XML Speed control for TTS voices

Compdoggie · July 01, 2014, 09:12:44 PM

First, let me say thanks Marius for implementing Text to Speech as a plug in!

My problem is I do not seem to have the syntax correct for setting the speed of the voice in XML.

I play a lot of ambient space music and I like to have my voices slower than the default voice.

The command in XML for voice speed is :

<rate speed="-2">
This text should be spoken at a slower rate.
</rate>

How do I get this to work in the nowplaying.xml file?

Marius · July 01, 2014, 09:33:33 PM

The speed is not implemented yet, but i put it on my list.
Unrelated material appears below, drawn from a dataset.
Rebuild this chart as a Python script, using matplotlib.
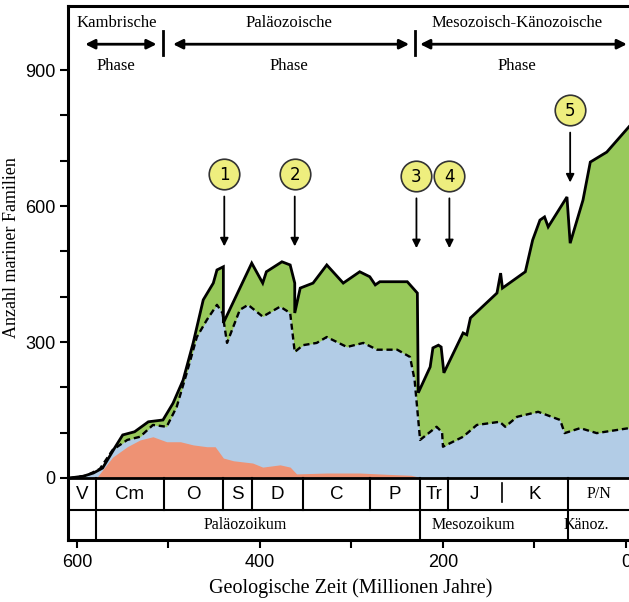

Compdoggie · July 01, 2014, 09:55:45 PM

Thanks Marius!! Can you please consider the following items to your list concerning TTS.

Speed - we talked about.

Delay - Need a delay value in seconds of when the voice begins after a song starts to play. Right now the voice hammers on the song start. When playing soft space ambient, I like the voice to come in up to around 8 seconds after the song starts, very few vocals in ambient music and you can have the voice say, " you have been listening to...".
A silence tag is available under XML
(Five hundred milliseconds of silence <silence msec="500"/> just occurred) , and could be used in the nowplaying.xml on a per line basis if implemented. Inline silence xml could be handy in all speech text files, commas only work one time as a pause in the speech engine.

lastly, A pron lookup file, Like many bands need a pronunciation table, example Clock DVA is pronounced by the voice clockdeeva and a lookup table could say "Clock DVA"="Clock Dee Vee A" but that has to be a global table and would be harder to setup than the first two I have suggested.
XML Command PRON <pron sym="h eh 1 l ow & w er 1 l d"> hello world </pron> is inline and will only be handy for text file announcements.

Great work!! Best wishes!

Marius · July 01, 2014, 10:08:50 PM

Delay: Timing using Window's engine cannot be achieved well, because whenever you send a text to the Windows TTS engine it will generate a wav file, and that it takes some time that depends by the length of the text, the power of the computer and so on. So you have here a variable which cannot be accurately predicted.
Silence: the same problem.
Pron lookup file: This is a basic plugin as it was requested and it is used by a very few users, future updates are not planned, at least not in that manner you need. I cannot spend more time to a plugin which is used by maybe 1-2% of the users, time in which i can do more important things for the program.

Compdoggie · July 01, 2014, 11:02:10 PM

Marius, I agree about the 1%to2% feature requests. Not needed for PRON My workaround is to change the spelling in the mp3 tag file to make the voice pronounce properly.

My voice scripts call the tts voice directly and does not use a .wav file that has to be produced, however I do have to make changes to the global volume of RDJ down to volume level 2 to match the volume of the computers voice level output. I see you create a .wav file and mix it internally within RDJ, (which is Nice) but a delay could be set to wait x seconds before the wav is called to be generated. I guess that would be a global value setting in the .dll I am having no problems currently with the delay of the voice announcement of artist and Title due to wave file generation, and I even have my titles modified withing the mp3 tag to say title from the album, example voice says here is the Beatles with a track called yellow submarine from the album Sargent peppers lonely hearts club band. where that whole title string is included in the title field. (Another workaround)

Thanks for your reply and being candid with what to expect from TTS.

How is the voice/wav mixed into RDJ, is it a VT?

Marius · July 02, 2014, 07:37:54 AM

Yes, it is used very similar to VT. Indeed there is also the possibility to use the tts engine "on the fly", but then other problems appear, like the sound will be played outside of rdj which means that a encoder plugin will not "hear" the speech, the volume is pretty low and i cannot process it. I tried both ways and this seemed much better.

Compdoggie · July 02, 2014, 03:38:56 PM

You know the text to speech function has been my thing for over a year now and I have been successful with making it work for me using autohotkey scripting. I even show how I use external mixing and effects processing on the voices and call up patches in my youtube video on the wiki. It is not to hard to use the voices externally and you can use windows internal mixer to get the voice to the some encoder standalone encoder. I actually need the voice outside the mix to run my talking head robot that is triggered from the voice out using a Picotalk controller.

But, I do like the way your implementation sounds and your use of the comments field on the mp3 tag is brilliant. You can now have trivia and general comments thrown into the mix as a track is played in rotation. I have yet to try some of the other modes.
All I can say is keep up the good work, and all I need is speed control and a delay so the voice doesn't pounce on the music segue way.